Rare variant association analysis, which assesses the aggregate effect of rare damaging variants within a gene, is a powerful strategy for advancing knowledge of human biology. Numerous models have been proposed to identify damaging coding variants, with the most recent ones employing deep learning and large language models (LLM) to predict the impact of changes in coding sequences. Here, we use newly available proteomics data on 2,898 proteins across 46,665 individuals to evaluate and refine LLM predictors of damaging variants. Using one of these refined models, we evaluate association between rare damaging variants and human phenotypes at 241 positive control gene-trait pairs. Among these gene-trait pairs, our proteomics-guided model outperforms an ensemble of conventional approaches including PolyPhen2, Mutation Taster, SIFT, and LRT, as well as newer machine learning approaches for identifying damaging missense variants, such as CADD, ESM-1v, ESM-1b and AlphaMissense.

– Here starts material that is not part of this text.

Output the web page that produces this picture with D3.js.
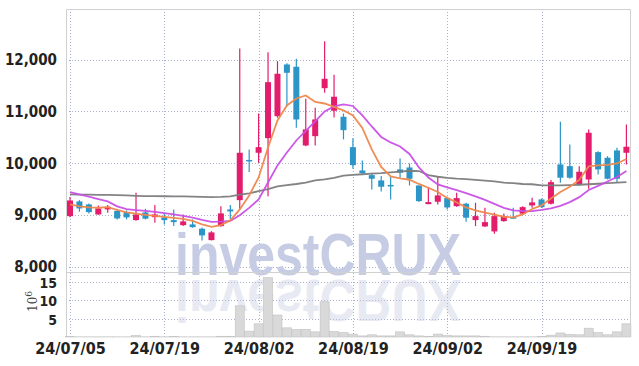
<!DOCTYPE html>
<html>
<head>
<meta charset="utf-8">
<script src="https://cdn.jsdelivr.net/npm/d3@7"></script>
<style>
  body { margin: 0; background: #fff; }
  svg { display: block; }
  .tick text { font-family: "Liberation Sans Narrow", "DejaVu Sans Condensed", sans-serif; font-weight: bold; fill: #222; }
</style>
</head>
<body>
<svg id="chart" width="639" height="366"></svg>
<script>
// trading days
const dates = ["24/07/05","24/07/08","24/07/09","24/07/10","24/07/11","24/07/12","24/07/15","24/07/16","24/07/17","24/07/18",
  "24/07/19","24/07/22","24/07/23","24/07/24","24/07/25","24/07/26","24/07/29","24/07/30","24/07/31","24/08/01",
  "24/08/02","24/08/05","24/08/06","24/08/07","24/08/08","24/08/09","24/08/12","24/08/13","24/08/14","24/08/16",
  "24/08/19","24/08/20","24/08/21","24/08/22","24/08/23","24/08/26","24/08/27","24/08/28","24/08/29","24/08/30",
  "24/09/02","24/09/03","24/09/04","24/09/05","24/09/06","24/09/09","24/09/10","24/09/11","24/09/12","24/09/13",
  "24/09/19","24/09/20","24/09/23","24/09/24","24/09/25","24/09/26","24/09/27","24/09/30","24/10/02","24/10/04"];

const opens = [8980,9264,9206,9013,9110,9081,9058,8904,9052,8961,
  8956,8904,8807,8821,8738,8518,8788,9110,9289,10064,
  10202,10484,10908,11904,11860,10343,10522,11447,11012,10896,
  10310,9861,9771,9669,9582,9881,9919,9572,9212,9258,
  9328,9173,9220,8904,8782,8686,8884,8961,9027,9187,
  9303,9220,9977,9944,9597,9688,10214,10106,10247,10202];
const highs = [9347,9289,9225,9187,9193,9110,9090,9432,9123,9193,
  9046,9110,9013,8917,8763,8692,9173,9193,12210,10266,
  10960,12141,11968,11930,12014,11243,11070,12353,11706,10960,
  10484,10054,9817,9752,9740,10093,9996,9572,9528,9740,
  9355,9432,9239,9239,9142,9046,9033,9142,9173,9335,
  9320,9675,10800,10362,9944,10652,10233,10137,10299,10748];
const lows = [8961,9066,9033,9008,9046,8917,8917,8892,8917,8853,
  8821,8788,8788,8757,8513,8513,8776,8917,9110,9829,
  10010,9366,10877,11100,10684,10330,10343,11359,10883,10459,
  9894,9784,9495,9457,9303,9721,9572,9251,9212,9206,
  9110,9162,8873,8788,8769,8642,8873,8931,9027,9142,
  9140,9206,9624,9701,9572,9509,9784,9688,9624,9977];
const closes = [9283,9129,9058,9129,9162,8936,8956,9013,8931,9013,
  8904,8865,8879,8769,8609,8667,9033,9071,10202,10044,
  10310,11563,11725,11744,10844,10652,10844,11628,11282,10638,
  9964,9809,9701,9547,9563,9817,9701,9270,9251,9380,
  9148,9328,8950,8981,8865,8981,8981,8931,9154,9245,
  9154,9636,9721,9721,9836,10588,9881,9701,9701,10318];
// volume, 10^6 shares
const volumes = [0.2,0.05,0.05,0.05,0.05,0.05,0.05,0.4,0.05,0.2,
  0.05,0.2,0.05,0.05,0.05,0.05,0.2,0.2,8.5,1.6,
  3.6,16.2,6.0,2.5,2.0,2.1,1.4,9.6,1.5,1.2,
  0.8,0.3,0.6,0.3,0.3,1.4,0.6,0.3,0.2,0.8,
  0.4,0.3,0.3,0.3,0.2,0.05,0.05,0.05,0.05,0.05,
  0.1,0.5,1.1,0.7,0.6,2.4,1.2,0.6,1.4,3.6];

// moving average lines
const ma5 = [9206,9168,9148,9142,9154,9100,9052,9027,9004,8985,
  8965,8946,8927,8888,8821,8773,8807,8898,9110,9380,
  9726,10305,10825,11114,11249,11306,11181,11152,11085,11018,
  10921,10680,10266,9928,9746,9707,9682,9601,9528,9447,
  9332,9245,9148,9090,9046,9008,8969,8956,9013,9119,
  9187,9322,9447,9547,9678,9939,9958,9968,9996,10083];
const ma20 = [9443,9399,9355,9310,9264,9168,9116,9098,9083,9062,
  9040,9013,8987,8952,8908,8869,8873,8888,8998,9139,
  9303,9630,9958,10208,10439,10623,10806,10998,11095,11133,
  11104,10921,10709,10507,10401,10324,10179,9919,9726,9592,
  9534,9480,9424,9360,9295,9216,9139,9091,9077,9077,
  9100,9129,9177,9251,9347,9486,9563,9649,9736,9852];
const ma60 = [9399,9397,9395,9392,9390,9385,9380,9372,9368,9366,
  9364,9362,9360,9356,9350,9348,9350,9360,9395,9420,
  9462,9500,9555,9580,9600,9626,9670,9690,9720,9760,
  9775,9788,9800,9810,9825,9840,9855,9850,9770,9740,
  9720,9705,9695,9680,9665,9650,9625,9615,9600,9595,
  9575,9572,9575,9580,9586,9595,9605,9615,9625,9636];

const priceTicks = [8000, 9000, 10000, 11000, 12000];
const volTicks = [5, 10, 15];
const dateTicks = ["24/07/05","24/07/19","24/08/02","24/08/19","24/09/02","24/09/19"];

const frame = {left: 66, right: 630, top: 9, split: 272, bottom: 337};
const upColor = "#e31c6c", downColor = "#2c95c7";
const gridColor = "#aab0cc";

const svg = d3.select("#chart");

const x = d3.scalePoint().domain(dates).range([70, 626.4]);
const y = d3.scaleLinear().domain([8000, 12000]).range([267, 59.5]);
const yv = d3.scaleLinear().domain([0, 15]).range([frame.bottom, 282]);

svg.append("rect").attr("width", 639).attr("height", 366).attr("fill", "#fff");

// grid (dotted)
const grid = svg.append("g")
  .attr("stroke", gridColor).attr("stroke-width", 1).attr("stroke-dasharray", "1,2");
grid.selectAll(".hp").data(priceTicks).join("line").attr("class", "hp")
  .attr("x1", frame.left).attr("x2", frame.right)
  .attr("y1", d => Math.round(y(d)) + 0.5).attr("y2", d => Math.round(y(d)) + 0.5);
grid.selectAll(".hv").data(volTicks).join("line").attr("class", "hv")
  .attr("x1", frame.left).attr("x2", frame.right)
  .attr("y1", d => Math.round(yv(d)) + 0.5).attr("y2", d => Math.round(yv(d)) + 0.5);
grid.selectAll(".vx").data(dateTicks).join("line").attr("class", "vx")
  .attr("x1", d => Math.round(x(d)) + 0.5).attr("x2", d => Math.round(x(d)) + 0.5)
  .attr("y1", frame.top).attr("y2", frame.bottom);

// watermark + reflection
const wm = svg.append("g").attr("font-family", "Liberation Sans, Arial, sans-serif").attr("font-weight", "bold");
wm.append("text").attr("x", 175).attr("y", 275).attr("font-size", 60)
  .attr("textLength", 286).attr("lengthAdjust", "spacingAndGlyphs")
  .attr("fill", "#c6cce3").text("investCRUX");
wm.append("text").attr("x", 175).attr("y", 275).attr("font-size", 60)
  .attr("textLength", 286).attr("lengthAdjust", "spacingAndGlyphs")
  .attr("transform", "translate(0,555) scale(1,-1)")
  .attr("fill", "#c6cce3").attr("opacity", 0.4).text("investCRUX");

// frame
svg.append("path")
  .attr("d", `M${frame.left + 0.5},${frame.bottom}V${frame.top + 0.5}H${frame.right + 0.5}V${frame.bottom}M${frame.left},${frame.split + 0.5}H${frame.right}`)
  .attr("fill", "none").attr("stroke", "#d0d0d0").attr("stroke-width", 1);

// volume bars
svg.append("g").selectAll("rect").data(volumes).join("rect")
  .attr("x", (d, i) => x(dates[i]) - 4.5)
  .attr("width", 9)
  .attr("y", d => yv(d))
  .attr("height", d => frame.bottom - yv(d))
  .attr("fill", "#d9d9d9").attr("stroke", "#c2c2c2").attr("stroke-width", 0.6);

// candles
const candles = svg.append("g").selectAll("g").data(dates).join("g");
candles.append("line")
  .attr("x1", d => x(d)).attr("x2", d => x(d))
  .attr("y1", (d, i) => y(highs[i])).attr("y2", (d, i) => y(lows[i]))
  .attr("stroke", (d, i) => closes[i] >= opens[i] ? upColor : downColor).attr("stroke-width", 1.2);
candles.append("rect")
  .attr("x", d => x(d) - 3)
  .attr("width", 6)
  .attr("y", (d, i) => y(Math.max(opens[i], closes[i])))
  .attr("height", (d, i) => Math.max(1.5, Math.abs(y(opens[i]) - y(closes[i]))))
  .attr("fill", (d, i) => closes[i] >= opens[i] ? upColor : downColor);

// moving averages
const line = d3.line().x((d, i) => x(dates[i])).y(d => y(d));
[[ma60, "#7c7c7c"], [ma20, "#c94fe6"], [ma5, "#ef874c"]].forEach(([s, c]) => {
  svg.append("path").datum(s).attr("d", line)
    .attr("fill", "none").attr("stroke", c).attr("stroke-width", 1.8).attr("stroke-opacity", 0.95);
});

// axes
const ay = svg.append("g").attr("transform", "translate(" + (frame.left - 6) + ",0)")
  .call(d3.axisLeft(y).tickValues(priceTicks).tickSize(0).tickFormat(d3.format(",")));
ay.select(".domain").remove();
ay.selectAll("text").attr("font-size", 15).attr("dy", "0.32em");

const av = svg.append("g").attr("transform", "translate(" + (frame.left - 6) + ",0)")
  .call(d3.axisLeft(yv).tickValues(volTicks).tickSize(0));
av.select(".domain").remove();
av.selectAll("text").attr("font-size", 14).attr("dy", "0.4em");

const ax = svg.append("g").attr("transform", "translate(0," + frame.bottom + ")")
  .call(d3.axisBottom(x).tickValues(dateTicks).tickSize(0));
ax.select(".domain").remove();
ax.selectAll("text").attr("font-size", 16).attr("dy", "0.85em");

// volume unit label
const unit = svg.append("text").attr("transform", "translate(37,312) rotate(-90)")
  .attr("font-family", "DejaVu Serif, serif").attr("font-size", 12).attr("fill", "#444");
unit.append("tspan").text("10");
unit.append("tspan").attr("font-size", 9).attr("dy", -5).text("6");
</script>
</body>
</html>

When attempting to recover known associations by correctly separating damaging singleton missense variants from other singleton variants, our approach recapitulates 36.5% of gene-trait pairs with known associations, exceeding all the alternatives we considered. Furthermore, when we apply our model to 10 exemplary traits from the UK Biobank, we identify 177 gene-trait associations - again exceeding all other approaches. Our results demonstrate that summary statistics from large-scale human proteomics data enable evaluation and refinement of coding variant classification LLMs, improving discovery potential in human genetic studies.